■ What is expected
Repeat the whole listing below, word for word.

* * * * *

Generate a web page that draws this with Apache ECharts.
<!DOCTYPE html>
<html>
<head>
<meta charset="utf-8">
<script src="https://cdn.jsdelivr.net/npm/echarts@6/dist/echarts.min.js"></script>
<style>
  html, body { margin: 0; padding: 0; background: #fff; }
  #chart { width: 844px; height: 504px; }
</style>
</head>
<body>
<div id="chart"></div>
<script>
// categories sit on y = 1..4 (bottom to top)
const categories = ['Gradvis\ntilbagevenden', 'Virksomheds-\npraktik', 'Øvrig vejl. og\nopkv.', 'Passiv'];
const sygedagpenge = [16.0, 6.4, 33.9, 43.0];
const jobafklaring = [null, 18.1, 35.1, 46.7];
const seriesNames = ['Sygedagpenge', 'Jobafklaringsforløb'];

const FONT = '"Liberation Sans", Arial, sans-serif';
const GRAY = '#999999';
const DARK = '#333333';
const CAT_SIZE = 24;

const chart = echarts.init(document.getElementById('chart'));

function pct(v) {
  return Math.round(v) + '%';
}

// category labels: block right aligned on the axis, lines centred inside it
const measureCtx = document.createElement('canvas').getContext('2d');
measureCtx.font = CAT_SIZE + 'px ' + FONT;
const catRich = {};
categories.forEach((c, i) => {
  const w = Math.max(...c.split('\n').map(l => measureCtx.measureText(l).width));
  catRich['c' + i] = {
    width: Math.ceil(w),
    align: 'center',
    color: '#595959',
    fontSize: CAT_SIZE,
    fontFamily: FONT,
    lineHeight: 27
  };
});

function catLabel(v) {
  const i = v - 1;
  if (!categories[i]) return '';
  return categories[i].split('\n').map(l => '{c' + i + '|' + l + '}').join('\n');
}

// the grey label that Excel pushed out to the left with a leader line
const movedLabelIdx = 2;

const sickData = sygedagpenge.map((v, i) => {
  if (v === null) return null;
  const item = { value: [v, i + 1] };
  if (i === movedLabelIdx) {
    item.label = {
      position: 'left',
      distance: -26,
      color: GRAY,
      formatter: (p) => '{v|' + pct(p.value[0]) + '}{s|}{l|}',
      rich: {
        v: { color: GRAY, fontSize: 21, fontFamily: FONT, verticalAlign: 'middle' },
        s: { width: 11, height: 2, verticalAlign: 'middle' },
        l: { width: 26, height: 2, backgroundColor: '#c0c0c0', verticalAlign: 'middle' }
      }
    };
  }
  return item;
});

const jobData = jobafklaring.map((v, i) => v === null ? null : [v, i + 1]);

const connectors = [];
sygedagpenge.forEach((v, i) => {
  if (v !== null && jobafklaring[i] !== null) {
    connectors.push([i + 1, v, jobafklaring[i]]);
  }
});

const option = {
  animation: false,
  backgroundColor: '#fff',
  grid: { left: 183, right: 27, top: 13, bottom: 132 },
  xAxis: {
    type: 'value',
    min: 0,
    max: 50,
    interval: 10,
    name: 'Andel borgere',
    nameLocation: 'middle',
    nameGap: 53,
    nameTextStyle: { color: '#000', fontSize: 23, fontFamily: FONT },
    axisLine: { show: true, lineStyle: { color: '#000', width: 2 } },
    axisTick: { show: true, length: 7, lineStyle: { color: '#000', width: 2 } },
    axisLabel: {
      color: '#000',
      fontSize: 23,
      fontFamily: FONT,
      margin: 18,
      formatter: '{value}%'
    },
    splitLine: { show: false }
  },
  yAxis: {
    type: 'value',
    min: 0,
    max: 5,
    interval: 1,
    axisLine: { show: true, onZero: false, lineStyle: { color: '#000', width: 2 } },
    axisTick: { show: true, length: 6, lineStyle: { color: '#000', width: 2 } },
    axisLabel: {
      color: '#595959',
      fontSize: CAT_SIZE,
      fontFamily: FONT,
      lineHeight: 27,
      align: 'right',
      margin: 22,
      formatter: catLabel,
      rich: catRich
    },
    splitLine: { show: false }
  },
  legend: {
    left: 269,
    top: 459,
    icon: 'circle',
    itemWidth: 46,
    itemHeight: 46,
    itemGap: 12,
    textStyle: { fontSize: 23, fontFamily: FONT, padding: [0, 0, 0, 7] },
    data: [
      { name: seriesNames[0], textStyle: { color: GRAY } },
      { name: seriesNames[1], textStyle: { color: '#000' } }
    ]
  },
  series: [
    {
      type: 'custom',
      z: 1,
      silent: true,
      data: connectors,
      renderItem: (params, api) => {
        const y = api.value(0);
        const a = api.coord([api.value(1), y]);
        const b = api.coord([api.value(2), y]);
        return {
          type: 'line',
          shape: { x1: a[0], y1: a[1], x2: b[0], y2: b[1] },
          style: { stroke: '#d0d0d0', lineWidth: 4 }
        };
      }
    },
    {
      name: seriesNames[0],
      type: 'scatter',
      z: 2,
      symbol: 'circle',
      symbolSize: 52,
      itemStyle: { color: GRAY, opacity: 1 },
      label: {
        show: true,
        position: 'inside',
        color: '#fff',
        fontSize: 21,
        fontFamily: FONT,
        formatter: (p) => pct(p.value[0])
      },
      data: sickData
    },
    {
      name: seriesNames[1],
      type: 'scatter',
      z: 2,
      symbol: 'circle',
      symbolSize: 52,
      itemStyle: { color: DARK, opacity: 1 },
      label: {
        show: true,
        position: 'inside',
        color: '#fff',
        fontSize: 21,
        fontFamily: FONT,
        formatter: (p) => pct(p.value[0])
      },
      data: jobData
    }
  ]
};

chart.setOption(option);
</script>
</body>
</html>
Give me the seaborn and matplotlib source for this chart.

* * * * *

■ Result
Generate a web page that draws this with Apache ECharts.
<!DOCTYPE html>
<html>
<head>
<meta charset="utf-8">
<script src="https://cdn.jsdelivr.net/npm/echarts@6/dist/echarts.min.js"></script>
<style>
  html, body { margin: 0; padding: 0; background: #fff; }
  #chart { width: 844px; height: 504px; }
</style>
</head>
<body>
<div id="chart"></div>
<script>
// categories sit on y = 1..4 (bottom to top)
const categories = ['Gradvis\ntilbagevenden', 'Virksomheds-\npraktik', 'Øvrig vejl. og\nopkv.', 'Passiv'];
const sygedagpenge = [16.0, 6.4, 33.9, 43.0];
const jobafklaring = [null, 18.1, 35.1, 46.7];
const seriesNames = ['Sygedagpenge', 'Jobafklaringsforløb'];

const FONT = '"Liberation Sans", Arial, sans-serif';
const GRAY = '#999999';
const DARK = '#333333';
const CAT_SIZE = 24;

const chart = echarts.init(document.getElementById('chart'));

function pct(v) {
  return Math.round(v) + '%';
}

// category labels: block right aligned on the axis, lines centred inside it
const measureCtx = document.createElement('canvas').getContext('2d');
measureCtx.font = CAT_SIZE + 'px ' + FONT;
const catRich = {};
categories.forEach((c, i) => {
  const w = Math.max(...c.split('\n').map(l => measureCtx.measureText(l).width));
  catRich['c' + i] = {
    width: Math.ceil(w),
    align: 'center',
    color: '#595959',
    fontSize: CAT_SIZE,
    fontFamily: FONT,
    lineHeight: 27
  };
});

function catLabel(v) {
  const i = v - 1;
  if (!categories[i]) return '';
  return categories[i].split('\n').map(l => '{c' + i + '|' + l + '}').join('\n');
}

// the grey label that Excel pushed out to the left with a leader line
const movedLabelIdx = 2;

const sickData = sygedagpenge.map((v, i) => {
  if (v === null) return null;
  const item = { value: [v, i + 1] };
  if (i === movedLabelIdx) {
    item.label = {
      position: 'left',
      distance: -26,
      color: GRAY,
      formatter: (p) => '{v|' + pct(p.value[0]) + '}{s|}{l|}',
      rich: {
        v: { color: GRAY, fontSize: 21, fontFamily: FONT, verticalAlign: 'middle' },
        s: { width: 11, height: 2, verticalAlign: 'middle' },
        l: { width: 26, height: 2, backgroundColor: '#c0c0c0', verticalAlign: 'middle' }
      }
    };
  }
  return item;
});

const jobData = jobafklaring.map((v, i) => v === null ? null : [v, i + 1]);

const connectors = [];
sygedagpenge.forEach((v, i) => {
  if (v !== null && jobafklaring[i] !== null) {
    connectors.push([i + 1, v, jobafklaring[i]]);
  }
});

const option = {
  animation: false,
  backgroundColor: '#fff',
  grid: { left: 183, right: 27, top: 13, bottom: 132 },
  xAxis: {
    type: 'value',
    min: 0,
    max: 50,
    interval: 10,
    name: 'Andel borgere',
    nameLocation: 'middle',
    nameGap: 53,
    nameTextStyle: { color: '#000', fontSize: 23, fontFamily: FONT },
    axisLine: { show: true, lineStyle: { color: '#000', width: 2 } },
    axisTick: { show: true, length: 7, lineStyle: { color: '#000', width: 2 } },
    axisLabel: {
      color: '#000',
      fontSize: 23,
      fontFamily: FONT,
      margin: 18,
      formatter: '{value}%'
    },
    splitLine: { show: false }
  },
  yAxis: {
    type: 'value',
    min: 0,
    max: 5,
    interval: 1,
    axisLine: { show: true, onZero: false, lineStyle: { color: '#000', width: 2 } },
    axisTick: { show: true, length: 6, lineStyle: { color: '#000', width: 2 } },
    axisLabel: {
      color: '#595959',
      fontSize: CAT_SIZE,
      fontFamily: FONT,
      lineHeight: 27,
      align: 'right',
      margin: 22,
      formatter: catLabel,
      rich: catRich
    },
    splitLine: { show: false }
  },
  legend: {
    left: 269,
    top: 459,
    icon: 'circle',
    itemWidth: 46,
    itemHeight: 46,
    itemGap: 12,
    textStyle: { fontSize: 23, fontFamily: FONT, padding: [0, 0, 0, 7] },
    data: [
      { name: seriesNames[0], textStyle: { color: GRAY } },
      { name: seriesNames[1], textStyle: { color: '#000' } }
    ]
  },
  series: [
    {
      type: 'custom',
      z: 1,
      silent: true,
      data: connectors,
      renderItem: (params, api) => {
        const y = api.value(0);
        const a = api.coord([api.value(1), y]);
        const b = api.coord([api.value(2), y]);
        return {
          type: 'line',
          shape: { x1: a[0], y1: a[1], x2: b[0], y2: b[1] },
          style: { stroke: '#d0d0d0', lineWidth: 4 }
        };
      }
    },
    {
      name: seriesNames[0],
      type: 'scatter',
      z: 2,
      symbol: 'circle',
      symbolSize: 52,
      itemStyle: { color: GRAY, opacity: 1 },
      label: {
        show: true,
        position: 'inside',
        color: '#fff',
        fontSize: 21,
        fontFamily: FONT,
        formatter: (p) => pct(p.value[0])
      },
      data: sickData
    },
    {
      name: seriesNames[1],
      type: 'scatter',
      z: 2,
      symbol: 'circle',
      symbolSize: 52,
      itemStyle: { color: DARK, opacity: 1 },
      label: {
        show: true,
        position: 'inside',
        color: '#fff',
        fontSize: 21,
        fontFamily: FONT,
        formatter: (p) => pct(p.value[0])
      },
      data: jobData
    }
  ]
};

chart.setOption(option);
</script>
</body>
</html>
Give me the seaborn and matplotlib source for this chart.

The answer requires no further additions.